Across the world, organisations are racing to adopt AI. It promises efficiencies, new capabilities, and, in the case of cybersecurity, a genuine breakthrough. AI can scan vast datasets in seconds, detect subtle anomalies, and help analysts respond to threats that now unfold at machine speed.
But beneath this progress lies an inconvenient reality: Even as AI becomes more capable, the fundamental skills needed to secure our digital world are eroding. In Singapore, where governments and companies are pushing for AI adoption, nearly six in 10 (59%) organisations say they now lack the technical talent required to keep their systems safe, according to the Bitdefender Cybersecurity Assessment Report 2025. The gap is continually widening, not narrowing.
This paradox is beginning to shape the next phase of global cybersecurity. We are embracing more powerful tools, at the cost of losing the expertise needed to understand what those tools actually see.
AI changes how we work, but also how we fail
One misconception about cybersecurity today is that AI reduces the need for deep technical understanding. In truth, AI doesn’t eliminate human judgement; it raises the stakes of getting that judgement right.
AI systems excel at spotting anomalies, but they cannot interpret intent. They surface signals, but without understanding the architecture of the networks they protect, those signals become ambiguous. When organisations treat AI-driven systems as black boxes and trust what they flag without questioning how or why, they risk missing the context that gives those alerts meaning.
DNS: The core system that AI can’t interpret alone
Nowhere is this tension more visible than in one of the most unglamorous yet functionally foundational parts of the internet: the Domain Name System (DNS).
DNS is involved in nearly every cyberattack, from phishing campaigns and botnet operations to data exfiltration and domain spoofing. It’s also one of the earliest places where malicious activity leaves clues. DNS provides the upstream visibility that can reveal attacker infrastructure days or even weeks before a campaign goes live.
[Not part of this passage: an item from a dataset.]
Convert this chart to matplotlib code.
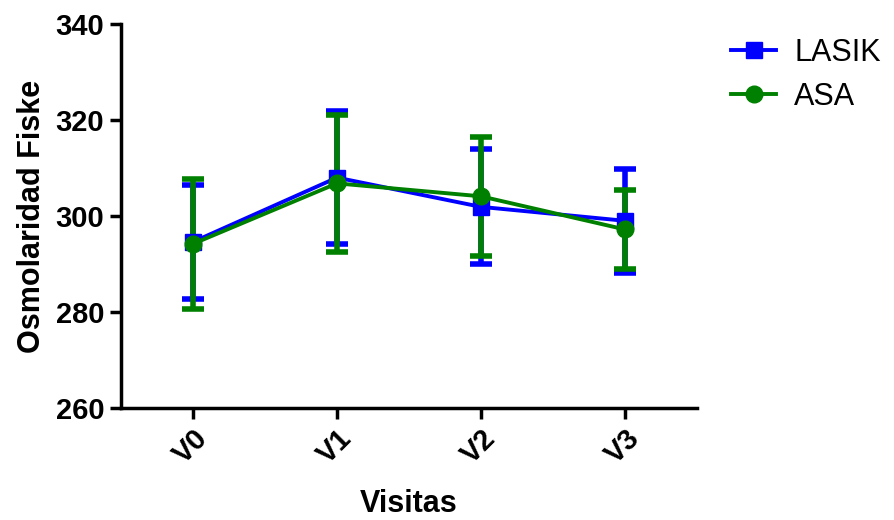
import numpy as np
import matplotlib.pyplot as plt
from matplotlib.lines import Line2D

plt.rcParams['font.family'] = ['Liberation Sans', 'DejaVu Sans']

visits = ['V0', 'V1', 'V2', 'V3']
lasik_mean = [294.6, 308.0, 301.9, 299.0]
lasik_sd = [11.8, 13.9, 12.0, 10.8]
asa_mean = [294.2, 306.8, 304.1, 297.2]
asa_sd = [13.6, 14.2, 12.4, 8.3]

fig = plt.figure(figsize=(8.95, 5.2), dpi=100)
ax = fig.add_axes([121 / 895, 1 - 408 / 520, 576 / 895, 384 / 520])

x = np.arange(len(visits))
ax.errorbar(x, lasik_mean, yerr=lasik_sd, color='#0000ff', marker='s', ms=11,
            lw=2.8, elinewidth=4, capsize=8, capthick=4)
ax.errorbar(x, asa_mean, yerr=asa_sd, color='#008000', marker='o', ms=12,
            lw=2.8, elinewidth=4, capsize=8, capthick=4)

ax.set_xlim(-0.5, 3.5)
ax.set_ylim(260, 340)
ax.set_yticks([260, 280, 300, 320, 340])
ax.set_xticks(x)
ax.set_xticklabels(visits, rotation=45, ha='right', rotation_mode='anchor')

for s in ['top', 'right']:
    ax.spines[s].set_visible(False)
for s in ['left', 'bottom']:
    ax.spines[s].set_linewidth(2.5)
ax.tick_params(width=2.5, length=8, labelsize=21, pad=4)
for lab in ax.get_xticklabels() + ax.get_yticklabels():
    lab.set_fontweight('bold')

ax.set_ylabel('Osmolaridad Fiske', fontsize=22, fontweight='bold', labelpad=6)
ax.set_xlabel('Visitas', fontsize=22, fontweight='bold', labelpad=14)

handles = [Line2D([], [], color='#0000ff', marker='s', ms=11, lw=2.8),
           Line2D([], [], color='#008000', marker='o', ms=12, lw=2.8)]
ax.legend(handles, ['LASIK', 'ASA'], loc='upper left', bbox_to_anchor=(1.012, 1.035),
          frameon=False, fontsize=22, handlelength=1.45, handletextpad=0.6,
          labelspacing=0.45)

fig.savefig('out.png', dpi=100)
Yet DNS literacy is declining. Many young analysts encounter it only when their AI-powered platforms flag something unusual. They see the signal, but not the system. They recognise the anomaly, but not the behaviour behind it.
AI can sift through billions of DNS queries, correlate signals across geographies, and highlight anomalies too subtle for humans to catch. But the decision to escalate, contain, or dismiss an alert still rests with people.
In some cases, attacker infrastructure can be identified weeks before the first phishing link appears or the first payload is delivered. Without foundational skill, this intelligence becomes background noise. AI can show us where to look, but human expertise tells us why it matters. This is where AI has the most promise: it frees analysts from the noise of modern cyber operations, giving them space to think strategically.
AI upskilling requires a mindset shift
The strongest cybersecurity teams today operate on a simple principle: AI should carry the workload, not the responsibility.
The most important shift is not technological, it is educational. We need to treat AI as a catalyst for strengthening foundational skills.
The industry needs to take three practical steps forward. First, rebuild the basics. Organisations must reinvest in training that teaches how the internet actually works: DNS behaviour, network protocols, system architecture. These skills give analysts the confidence to challenge and interpret AI outputs, not just accept them.
Second, train analysts and business leaders to collaborate with AI, not defer to it. Security teams should ask: Why is the AI surfacing this? What behaviour is it detecting? How does this fit into our network’s context? These questions turn alerts into insight.
Third, elevate upstream visibility. Early warning systems like DNS-layer analytics allow teams to detect malicious infrastructure before an attack begins. AI enhances this sensitivity, but foundational expertise makes it actionable.
None of these steps require abandoning AI. They require recognising that AI is most powerful in the hands of people who understand the systems it is meant to protect.
A smarter, more balanced security future
Singapore’s push for an AI-ready workforce is an important step toward building a resilient digital economy. But as the country, and the rest of the world, accelerates its adoption of AI, it must also strengthen the foundations on which that future rests. The real hazard of the AI era is not that machines will outpace human capability, but that organisations may overestimate what machines can do alone.
If we want AI to reach its full potential, we must pair technological ambition with sustained investment in foundational skills and deep technical training. Those are the capabilities that transform AI from a tool into a true collaborator.
Ultimately, we need to see the future of cybersecurity as augmented, not automated. Because in this field, speed may stop an attack, but only understanding prevents the next one.